At least 40 Christians were killed in two recent attacks in Muslim-majority northern Nigeria by Muslim Fulani herdsmen.
On Tuesday, 32 people were killed in an early morning assault on villages in and around Maro, in Kajuru County of Kaduna state, Morning Star News reported. On Feb. 10, an attack by herdsmen on Angwan Barde, in the same county, killed 10 Catholic Christians along with an unborn child.
In Maro, the Fulani herdsmen also damaged church buildings and property.
The mostly Muslim Fulani herdsmen have clashed with indigenous tribes and local, mainly Christian, farmers over grazing land for centuries. But the clashes intensified around the time of the 2011 and 2015 elections, and again earlier this year, the Christian group Open Doors points out.

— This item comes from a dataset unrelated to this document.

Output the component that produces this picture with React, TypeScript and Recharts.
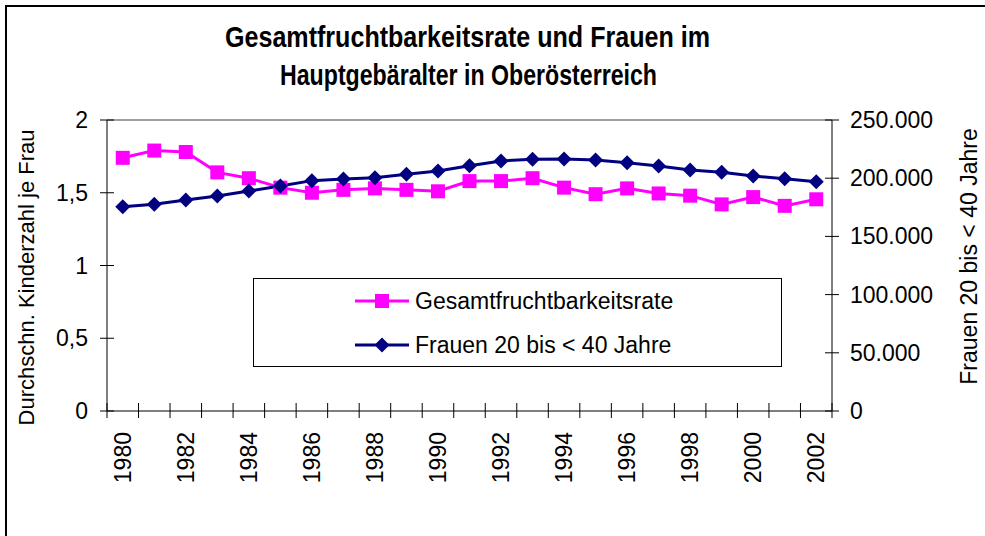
import { LineChart, Line, XAxis, YAxis, Legend, ReferenceLine } from "recharts";

// Oberösterreich, 1980–2002
const years = [
  1980, 1981, 1982, 1983, 1984, 1985, 1986, 1987, 1988, 1989, 1990, 1991,
  1992, 1993, 1994, 1995, 1996, 1997, 1998, 1999, 2000, 2001, 2002,
];
const fertilityRate = [
  1.74, 1.79, 1.78, 1.64, 1.6, 1.535, 1.5, 1.52, 1.53, 1.52, 1.51, 1.58,
  1.58, 1.6, 1.535, 1.49, 1.53, 1.495, 1.48, 1.42, 1.47, 1.41, 1.455,
];
const women20to40 = [
  175500, 177600, 181300, 184700, 189000, 193300, 197900, 199300, 200400,
  203300, 206200, 210700, 214800, 216200, 216500, 215600, 213300, 210500,
  207000, 205100, 201900, 199600, 197000,
];
const leftTicks = [0, 0.5, 1, 1.5, 2];
const rightTicks = [0, 50000, 100000, 150000, 200000, 250000];
const legendOrder = ["rate", "frauen"];

const data = years.map((year, i) => ({
  year,
  rate: fertilityRate[i],
  frauen: women20to40[i],
}));

// Striche an den Jahresgrenzen, Beschriftung in der Jahresmitte
const xTicks = [years[0] - 0.5, ...years.flatMap((y) => [y, y + 0.5])];

const PINK = "#ff00ff";
const NAVY = "#000080";
const FONT = "'Liberation Sans', Arial, sans-serif";

const fmtComma = (v: number) => String(v).replace(".", ",");
const fmtThousands = (v: number) =>
  String(v).replace(/\B(?=(\d{3})+(?!\d))/g, ".");

function YearTick({ x, y, payload }: any) {
  const v = payload.value as number;
  if (!Number.isInteger(v)) {
    return <line x1={x} x2={x} y1={y - 8} y2={y + 7} stroke="#000" />;
  }
  if (v % 2 !== 0) return <g />;
  const ty = y + 21;
  return (
    <text
      x={x}
      y={ty}
      transform={`rotate(-90 ${x} ${ty})`}
      textAnchor="end"
      dominantBaseline="central"
      fontSize={23}
      fill="#000"
    >
      {v}
    </text>
  );
}

function LeftTick({ x, y, payload }: any) {
  return (
    <g>
      <line x1={x - 7} x2={x + 7} y1={y} y2={y} stroke="#000" />
      <text x={x - 19} y={y} dy={8} textAnchor="end" fontSize={23} fill="#000">
        {fmtComma(payload.value)}
      </text>
    </g>
  );
}

function RightTick({ x, y, payload }: any) {
  return (
    <g>
      <line x1={x - 7} x2={x + 7} y1={y} y2={y} stroke="#000" />
      <text x={x + 18} y={y} dy={8} textAnchor="start" fontSize={23} fill="#000">
        {fmtThousands(payload.value)}
      </text>
    </g>
  );
}

function SquareDot({ cx, cy, index }: any) {
  return <rect key={`sq-${index}`} x={cx - 7} y={cy - 7} width={14} height={14} fill={PINK} />;
}

function DiamondDot({ cx, cy, index }: any) {
  return (
    <polygon
      key={`di-${index}`}
      points={`${cx},${cy - 7.5} ${cx + 7.5},${cy} ${cx},${cy + 7.5} ${cx - 7.5},${cy}`}
      fill={NAVY}
    />
  );
}

function LegendBox({ payload }: any) {
  const items = [...(payload || [])].sort(
    (a: any, b: any) => legendOrder.indexOf(a.dataKey) - legendOrder.indexOf(b.dataKey)
  );
  return (
    <div
      style={{
        width: 529,
        height: 89,
        border: "1px solid #000",
        boxSizing: "border-box",
        paddingLeft: 101,
        background: "#fff",
      }}
    >
      {items.map((e: any) => {
        const pink = e.dataKey === "rate";
        const c = pink ? PINK : NAVY;
        return (
          <div key={e.value} style={{ display: "flex", alignItems: "center", height: 44 }}>
            <svg width={54} height={20}>
              <line x1={0} x2={54} y1={10} y2={10} stroke={c} strokeWidth={3} />
              {pink ? (
                <rect x={20} y={3} width={14} height={14} fill={c} />
              ) : (
                <polygon points="27,2.5 34.5,10 27,17.5 19.5,10" fill={c} />
              )}
            </svg>
            <span style={{ marginLeft: 6, fontSize: 23, color: "#000" }}>{e.value}</span>
          </div>
        );
      })}
    </div>
  );
}

export default function App() {
  return (
    <div
      style={{
        position: "absolute",
        left: 0,
        top: 0,
        width: 985,
        height: 536,
        overflow: "hidden",
        background: "#fff",
        fontFamily: FONT,
      }}
    >
      <div
        style={{
          position: "absolute",
          left: 5,
          top: 5,
          width: 1000,
          height: 600,
          border: "2px solid #000",
        }}
      />
      <LineChart
        width={985}
        height={536}
        data={data}
        margin={{ top: 120, right: 0, bottom: 0, left: 0 }}
      >
        <XAxis
          dataKey="year"
          type="number"
          domain={[years[0] - 0.5, years[years.length - 1] + 0.5]}
          ticks={xTicks}
          interval={0}
          tickSize={0}
          tickMargin={0}
          tickLine={false}
          tick={<YearTick />}
          height={125}
          stroke="#000"
        />
        <YAxis
          yAxisId="left"
          domain={[0, 2]}
          ticks={leftTicks}
          width={107}
          tickSize={0}
          tickMargin={0}
          tickLine={false}
          tick={<LeftTick />}
          stroke="#000"
        />
        <YAxis
          yAxisId="right"
          orientation="right"
          domain={[0, 250000]}
          ticks={rightTicks}
          width={153}
          tickSize={0}
          tickMargin={0}
          tickLine={false}
          tick={<RightTick />}
          stroke="#000"
        />
        <ReferenceLine yAxisId="left" y={2} stroke="#808080" strokeWidth={1.5} />
        <Legend
          layout="vertical"
          align="center"
          verticalAlign="middle"
          wrapperStyle={{ left: 253, top: 278, width: 529 }}
          content={<LegendBox />}
        />
        <Line
          yAxisId="left"
          dataKey="rate"
          name="Gesamtfruchtbarkeitsrate"
          stroke={PINK}
          strokeWidth={3}
          dot={SquareDot}
          isAnimationActive={false}
        />
        <Line
          yAxisId="right"
          dataKey="frauen"
          name="Frauen 20 bis < 40 Jahre"
          stroke={NAVY}
          strokeWidth={3}
          dot={DiamondDot}
          isAnimationActive={false}
        />
      </LineChart>
      <svg
        width={985}
        height={536}
        style={{ position: "absolute", left: 0, top: 0, pointerEvents: "none" }}
      >
        <text x={467.5} y={47} textAnchor="middle" fontSize={30} fontWeight="bold" textLength={485} lengthAdjust="spacingAndGlyphs">
          Gesamtfruchtbarkeitsrate und Frauen im
        </text>
        <text x={468.5} y={85} textAnchor="middle" fontSize={30} fontWeight="bold" textLength={377} lengthAdjust="spacingAndGlyphs">
          Hauptgebäralter in Oberösterreich
        </text>
        <text
          x={26.5}
          y={277.5}
          transform="rotate(-90 26.5 277.5)"
          textAnchor="middle"
          dominantBaseline="central"
          fontSize={22}
        >
          Durchschn. Kinderzahl je Frau
        </text>
        <text
          x={969}
          y={256.5}
          transform="rotate(-90 969 256.5)"
          textAnchor="middle"
          dominantBaseline="central"
          fontSize={23}
        >
          Frauen 20 bis &lt; 40 Jahre
        </text>
      </svg>
    </div>
  );
}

President Trump was criticized for characterizing the issue as religious persecution in a meeting with Nigeria’s Muslim president, Muhammadu Buhari, at the White House in 2018. Buhari downplayed the issue, saying the “problem of cattle herders is a very long historical problem.”
But human rights advocate Ewelina U. Ochab, writing in Forbes, called the criticism of Trump “ignorant.”
She pointed out an Open Doors 2015 report rebuts the argument that the clashes were caused by environmental degradation and resulting migration.
“The report presents a more comprehensive picture incorporating some elements of religious persecution. Indeed, the conflict is extremely complex.”
Ochab wrote that “atrocities perpetrated by the Fulani herdsmen include the destruction of houses and churches, as well as the seizure of land and properties belonging to Christian owners.”
Reports have also emerged of the Fulani herdsmen kidnapping Christian schoolgirls to marry them to Muslim men, she wrote.
‘Please pray for peace’
Morning Star News reported the Evangelical Church Winning All said many of its missionaries working among the Adara and Katari ethnic groups have been displaced.
A boarding school for the missionaries’ children in Kufana town has been closed, said Rev. Bakari Ibrahim, director of the ECWA’s Evangelical Missionary Society.
“Please pray for peace in Kaduna state – hundreds have been displaced and hundreds killed by the Fulani jihadists,” he told Morning Star News in a text message. “We evacuated about hundred EMS kids from Kufana for safety. Many of our missionaries working among the Kadara tribe and some in Katari areas have been displaced. Please keep praying for our nation.”
A women’s fellowship leader of the ECWA congregation in Maro who requested anonymity told Morning Star News that women were meeting at the church building when the herdsmen invaded.
“We ran out of the church building as the shooting was going on,” she said on Tuesday. “Many have been killed, and I have not seen my family members since morning. I have escaped out of the area.”
A spokesman for the governor said the government was saddened by the attack and that security agencies were working to contain the aggression.
Survivors told Morning Star News that armed herdsmen in large numbers surrounded the village at about 11 p.m. that Sunday night. Area resident Ja’afaru Samaila, 21, said by phone that the herdsmen killed five members of his family.
“The Fulani gunmen surrounded our house and were shooting and shouting, ‘Allahu akbar [Allah is supreme].’ They killed my father, mother, two brothers and one of my sisters-in-law.”
Christians comprise 51.3 percent of Nigeria’s population, while Muslims, who live primarily in the north, account for 45 percent.
Nigeria ranked 12th on Open Doors’ 2019 World Watch List of countries where Christians suffer the most persecution.